Board vets candidates for Planning Comm./ZBA

In the shadow of controversy, five — including the incumbents — vie for two seats but are interviewed behind closed doors

HALIFAX — At Town Meeting this year, Mitchell Green reclaimed his seat on the Selectboard after a six-year absence and Brad Rafus, the road commissioner and road supervisor, won the board seat to which he was appointed on an interim basis last November.

And with these changes in board composition also comes a departure in the way appointments are made, in the form of the board's decision to exclude the public from consideration of whom to appoint to two openings on the Planning Commission/Zoning Board of Adjustment.

At the March 22 regularly scheduled meeting, the board dispatched with all other appointments in the public meeting - more than a dozen - but declared its intention to consider the Planning Commission/ZBA appointments behind closed doors.

The board interviewed four of the five candidates at a specially noticed executive session on March 29. It was to have interviewed the fifth candidate - and make its decision - by or at the next regularly scheduled Selectboard meeting on April 5.

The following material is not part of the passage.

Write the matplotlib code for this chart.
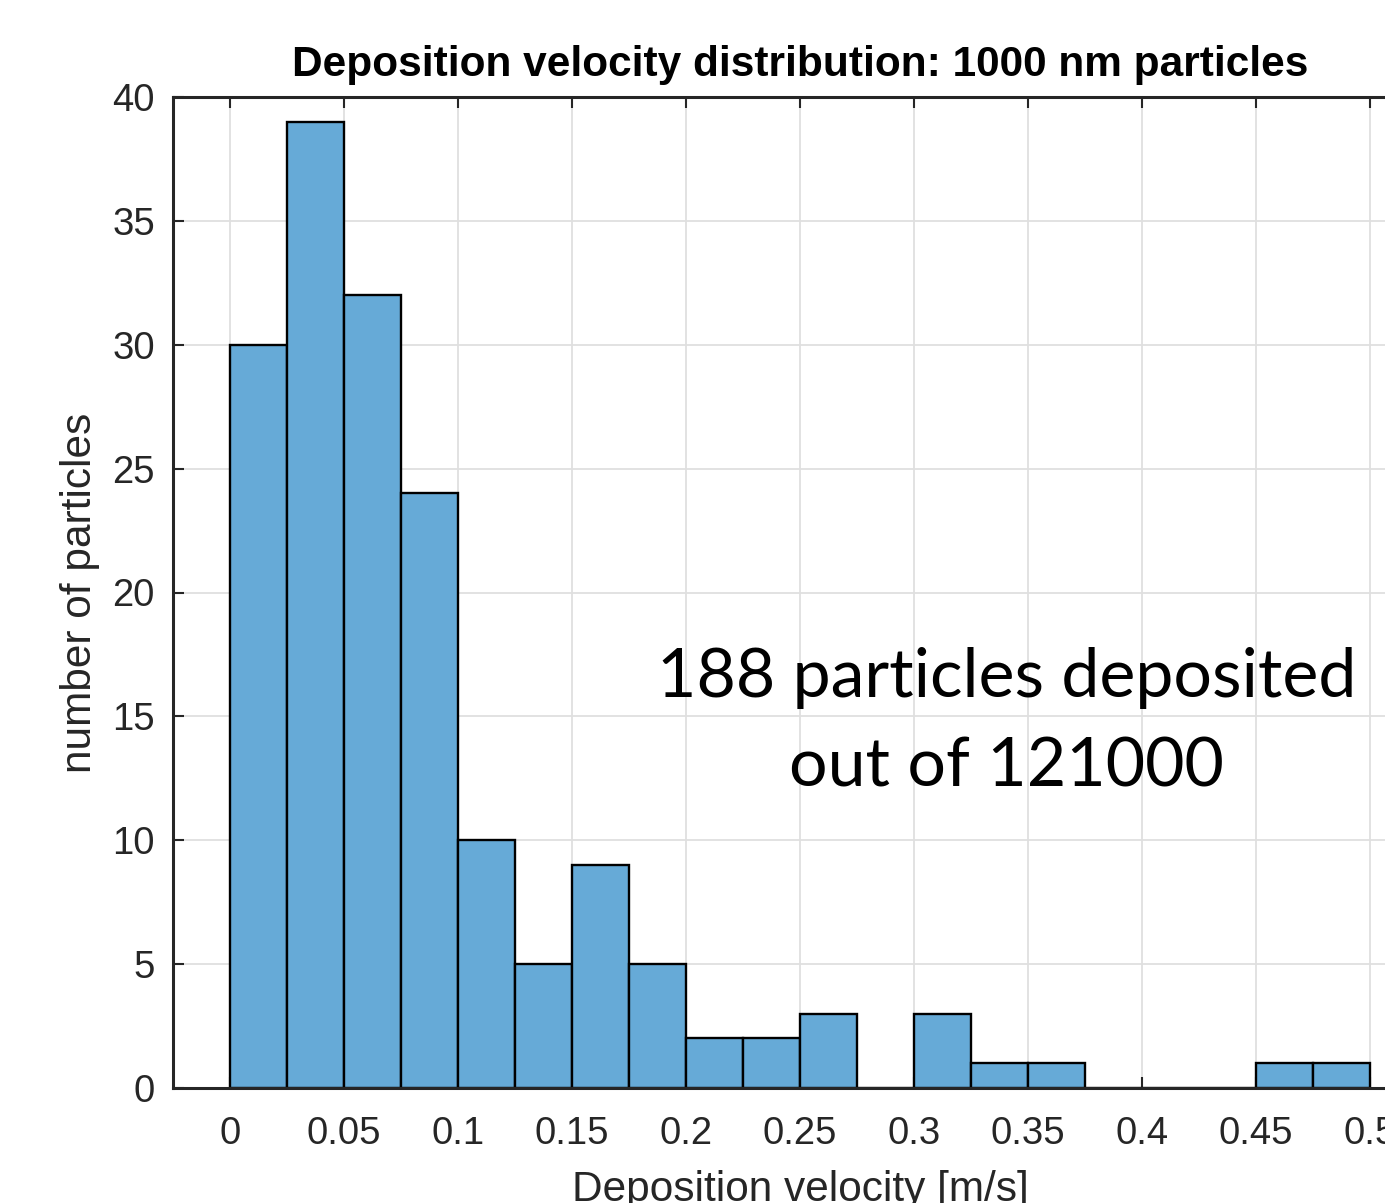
import numpy as np
import matplotlib
matplotlib.use("Agg")
import matplotlib.pyplot as plt

# ---- data ----
bin_edges = [0.0, 0.025, 0.05, 0.075, 0.1, 0.125, 0.15, 0.175, 0.2, 0.225,
             0.25, 0.275, 0.3, 0.325, 0.35, 0.375, 0.4, 0.425, 0.45, 0.475, 0.5]
counts = [30, 39, 32, 24, 10, 5, 9, 5, 2, 2, 3, 0, 3, 1, 1, 0, 0, 0, 1, 1]
x_ticks = [0, 0.05, 0.1, 0.15, 0.2, 0.25, 0.3, 0.35, 0.4, 0.45, 0.5]
x_tick_labels = ["0", "0.05", "0.1", "0.15", "0.2", "0.25", "0.3", "0.35", "0.4", "0.45", "0.5"]
y_ticks = [0, 5, 10, 15, 20, 25, 30, 35, 40]
title = "Deposition velocity distribution: 1000 nm particles"
xlabel = "Deposition velocity [m/s]"
ylabel = "number of particles"
note_line1 = "188 particles deposited"
note_line2 = "out of 121000"

W, H = 1385, 1203
fig = plt.figure(figsize=(W / 100, H / 100), dpi=100)
fig.patch.set_facecolor("white")

ax_left, ax_right, ax_top, ax_bottom = 173, 1427, 97, 1088
ax = fig.add_axes([ax_left / W, 1 - ax_bottom / H,
                   (ax_right - ax_left) / W, (ax_bottom - ax_top) / H])

axis_col = "#262626"
bar_col = (0.4, 0.668, 0.845)

ax.set_axisbelow(True)
ax.grid(True, color="#dfdfdf", linewidth=1.3)
ax.bar(bin_edges[:-1], counts, width=np.diff(bin_edges), align="edge",
       facecolor=bar_col, edgecolor="#000000", linewidth=1.7)

ax.set_xlim(-0.025, 0.525)
ax.set_ylim(0, 40)
ax.set_xticks(x_ticks)
ax.set_xticklabels(x_tick_labels)
ax.set_yticks(y_ticks)

font = "Liberation Sans"
ax.tick_params(direction="in", length=8, width=1.5, colors=axis_col,
               top=True, right=True, labelsize=27.5)
ax.tick_params(axis="y", pad=13)
ax.tick_params(axis="x", pad=20)
for lab in ax.get_xticklabels() + ax.get_yticklabels():
    lab.set_fontfamily(font)
for s in ax.spines.values():
    s.set_color(axis_col)
    s.set_linewidth(2.2)

ax.set_title(title, fontsize=30.5, fontweight="bold", family=font,
             color="black", pad=15)
ax.set_xlabel(xlabel, fontsize=30.5, family=font, color=axis_col, labelpad=13)
ax.set_ylabel(ylabel, fontsize=30.5, family=font, color=axis_col, labelpad=9)

note_font = "Lato"
ax.text(0.3406, 15.78, note_line1, ha="center", va="baseline",
        fontsize=49, family=note_font, color="black")
ax.text(0.3406, 12.15, note_line2, ha="center", va="baseline",
        fontsize=49, family=note_font, color="black")

fig.savefig("out.png", dpi=100, facecolor="white")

The two current members filling those seats - Stephan Chait and Linda Lyon - both submitted letters affirming their interest in continuing on the boards.

Three other individuals - Turner Lewis, Peggy Rafus (wife of board member Brad Rafus), and Kaitlin Stone (daughter of a member of the road crew) - also submitted letters of interest.

Departure from recent years

The Vermont League of Cities and Towns (VLCT) Selectboard Handbook notes that the Vermont Legislature “crafted [...] limited exceptions to the open meeting law” for those circumstances where “private interests may outweigh the public's interest.”

But the VLCT notes that because these exceptions create “the opportunity for abuse,” Vermont courts have - and Selectboards should - construe these exceptions narrowly.

One of these “limited” exceptions permits a board to go into executive session to consider appointments for public office.

In a departure from recent years, the Selectboard invoked this exception to consider its appointments for the two Planning Commission/ZBA seats.

Asked why the board felt it necessary or wise to do so, Green declared that they “always” do these in executive session.

Chair Lewis Sumner said that he might ask questions of the candidates that they might be too embarrassed to answer in a public meeting.

Rafus said that his experience of being interviewed for an interim seat during a public meeting persuaded him that it is little more than an opportunity for people to express their opinions and ask irrelevant questions, and that having the discussion in public meeting puts a lot of pressure on the people making the decision.

A controversial decision

The composition of the Planning Commission/Zoning Board of Appeals is of particular interest in light of the ongoing legal proceedings and a narrow vote concerning a quarry in the town's conservation district proposed jointly by C.A. Denison Lumber Co, Inc. and Ashfield Stone LLC.

In October 2015, after 18 months of public hearings and private deliberations, a majority of the ZBA - including Chait and Lyon - authored a 10-page decision explaining their conclusion that, based on the evidence offered by all parties and following an analysis of the town plan, zoning bylaws, and state statutes, the zoning permit for conditional use of the property could not be granted.

The vote was 3–2.

In addition to an outstanding decision of the Act 250 commission, two legal actions are pending in the state Environmental Court.

The quarry applicant has appealed the ZBA's denial of the permit, and the applicant has filed a lawsuit against the town, seeking an immediate issuance of the permit on the grounds that the ZBA failed to consider the application in a timely manner.